The lines to extract run from the first line of the material below to the line containing "va='baseline', fontsize=34, zorder=6)", both included; leave the pictures behind.

GIVEN DATA
=====

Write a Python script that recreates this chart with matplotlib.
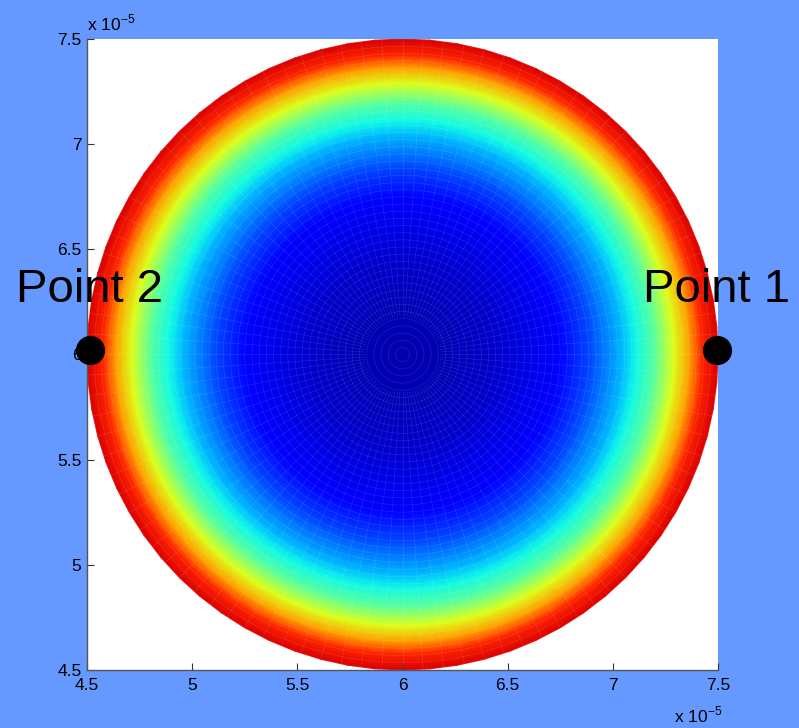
import numpy as np
import matplotlib.pyplot as plt

plt.rcParams['font.family'] = ['Liberation Sans', 'DejaVu Sans']

# radial colour profile (fraction of radius -> colour level)
r_frac = [0, 0.15, 0.3, 0.4, 0.5, 0.6, 0.7, 0.74, 0.8, 0.86, 0.91, 0.95, 1.0]
level = [0.04, 0.05, 0.07, 0.09, 0.12, 0.2, 0.31, 0.37, 0.46, 0.62, 0.74, 0.87, 0.92]

# disk centre and radius
xc, yc, R = 6e-5, 6e-5, 1.5e-5

# marked points
pts_x = [7.494e-5, 4.514e-5]
pts_y = [6.02e-5, 6.02e-5]
pts_lbl = ['Point 1', 'Point 2']
lbl_y = 6.25e-5

ticks = [4.5e-5, 5e-5, 5.5e-5, 6e-5, 6.5e-5, 7e-5, 7.5e-5]
tick_lbl = ['4.5', '5', '5.5', '6', '6.5', '7', '7.5']

bg = '#6699ff'
fig = plt.figure(figsize=(7.99, 7.28), dpi=100, facecolor=bg)
ax = fig.add_axes([87 / 799, 58 / 728, 631 / 799, 631 / 728])

theta = np.linspace(0, 2 * np.pi, 73)
rr = np.array(r_frac) * R
X = xc + rr[:, None] * np.cos(theta)[None, :]
Y = yc + rr[:, None] * np.sin(theta)[None, :]
C = np.repeat(np.array(level)[:, None], len(theta), axis=1)
ax.pcolormesh(X, Y, C, shading='gouraud', cmap='jet', vmin=0, vmax=1)

# faint white facet lines of the surface mesh
for rad in np.linspace(0, R, 45)[1:]:
    ax.plot(xc + rad * np.cos(theta), yc + rad * np.sin(theta),
            color='white', lw=0.4, alpha=0.15)
for th in np.linspace(0, 2 * np.pi, 97)[:-1]:
    ax.plot([xc + 0.12 * R * np.cos(th), xc + R * np.cos(th)],
            [yc + 0.12 * R * np.sin(th), yc + R * np.sin(th)],
            color='white', lw=0.4, alpha=0.15)

ax.plot(pts_x, pts_y, 'o', color='black', markersize=20, clip_on=False, zorder=5)
for x, lbl in zip(pts_x, pts_lbl):
    ax.text(x, lbl_y, lbl, ha='center', va='baseline', fontsize=34, zorder=6)

ax.set_xlim(4.5e-5, 7.5e-5)
ax.set_ylim(4.5e-5, 7.5e-5)
ax.set_xticks(ticks)
ax.set_yticks(ticks)
ax.set_xticklabels(tick_lbl)
ax.set_yticklabels(tick_lbl)
ax.tick_params(direction='in', length=5, width=0.8, color='#333333', labelsize=12.5)
ax.tick_params(axis='x', pad=6)
ax.tick_params(axis='y', pad=4)
for s in ['top', 'right']:
    ax.spines[s].set_visible(False)
for s in ['left', 'bottom']:
    ax.spines[s].set_color('#555555')
    ax.spines[s].set_linewidth(1.0)

fig.text(87 / 799, 1 - 30 / 728, r'x 10$^{\mathregular{-5}}$', fontsize=12.5,
         ha='left', va='baseline')
fig.text(674 / 799, 1 - 722 / 728, r'x 10$^{\mathregular{-5}}$', fontsize=12.5,
         ha='left', va='baseline')

fig.savefig('out.png', dpi=100, facecolor=bg)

=====

CORRECT ANSWER
Write a Python script that recreates this chart with matplotlib.
import numpy as np
import matplotlib.pyplot as plt

plt.rcParams['font.family'] = ['Liberation Sans', 'DejaVu Sans']

# radial colour profile (fraction of radius -> colour level)
r_frac = [0, 0.15, 0.3, 0.4, 0.5, 0.6, 0.7, 0.74, 0.8, 0.86, 0.91, 0.95, 1.0]
level = [0.04, 0.05, 0.07, 0.09, 0.12, 0.2, 0.31, 0.37, 0.46, 0.62, 0.74, 0.87, 0.92]

# disk centre and radius
xc, yc, R = 6e-5, 6e-5, 1.5e-5

# marked points
pts_x = [7.494e-5, 4.514e-5]
pts_y = [6.02e-5, 6.02e-5]
pts_lbl = ['Point 1', 'Point 2']
lbl_y = 6.25e-5

ticks = [4.5e-5, 5e-5, 5.5e-5, 6e-5, 6.5e-5, 7e-5, 7.5e-5]
tick_lbl = ['4.5', '5', '5.5', '6', '6.5', '7', '7.5']

bg = '#6699ff'
fig = plt.figure(figsize=(7.99, 7.28), dpi=100, facecolor=bg)
ax = fig.add_axes([87 / 799, 58 / 728, 631 / 799, 631 / 728])

theta = np.linspace(0, 2 * np.pi, 73)
rr = np.array(r_frac) * R
X = xc + rr[:, None] * np.cos(theta)[None, :]
Y = yc + rr[:, None] * np.sin(theta)[None, :]
C = np.repeat(np.array(level)[:, None], len(theta), axis=1)
ax.pcolormesh(X, Y, C, shading='gouraud', cmap='jet', vmin=0, vmax=1)

# faint white facet lines of the surface mesh
for rad in np.linspace(0, R, 45)[1:]:
    ax.plot(xc + rad * np.cos(theta), yc + rad * np.sin(theta),
            color='white', lw=0.4, alpha=0.15)
for th in np.linspace(0, 2 * np.pi, 97)[:-1]:
    ax.plot([xc + 0.12 * R * np.cos(th), xc + R * np.cos(th)],
            [yc + 0.12 * R * np.sin(th), yc + R * np.sin(th)],
            color='white', lw=0.4, alpha=0.15)

ax.plot(pts_x, pts_y, 'o', color='black', markersize=20, clip_on=False, zorder=5)
for x, lbl in zip(pts_x, pts_lbl):
    ax.text(x, lbl_y, lbl, ha='center', va='baseline', fontsize=34, zorder=6)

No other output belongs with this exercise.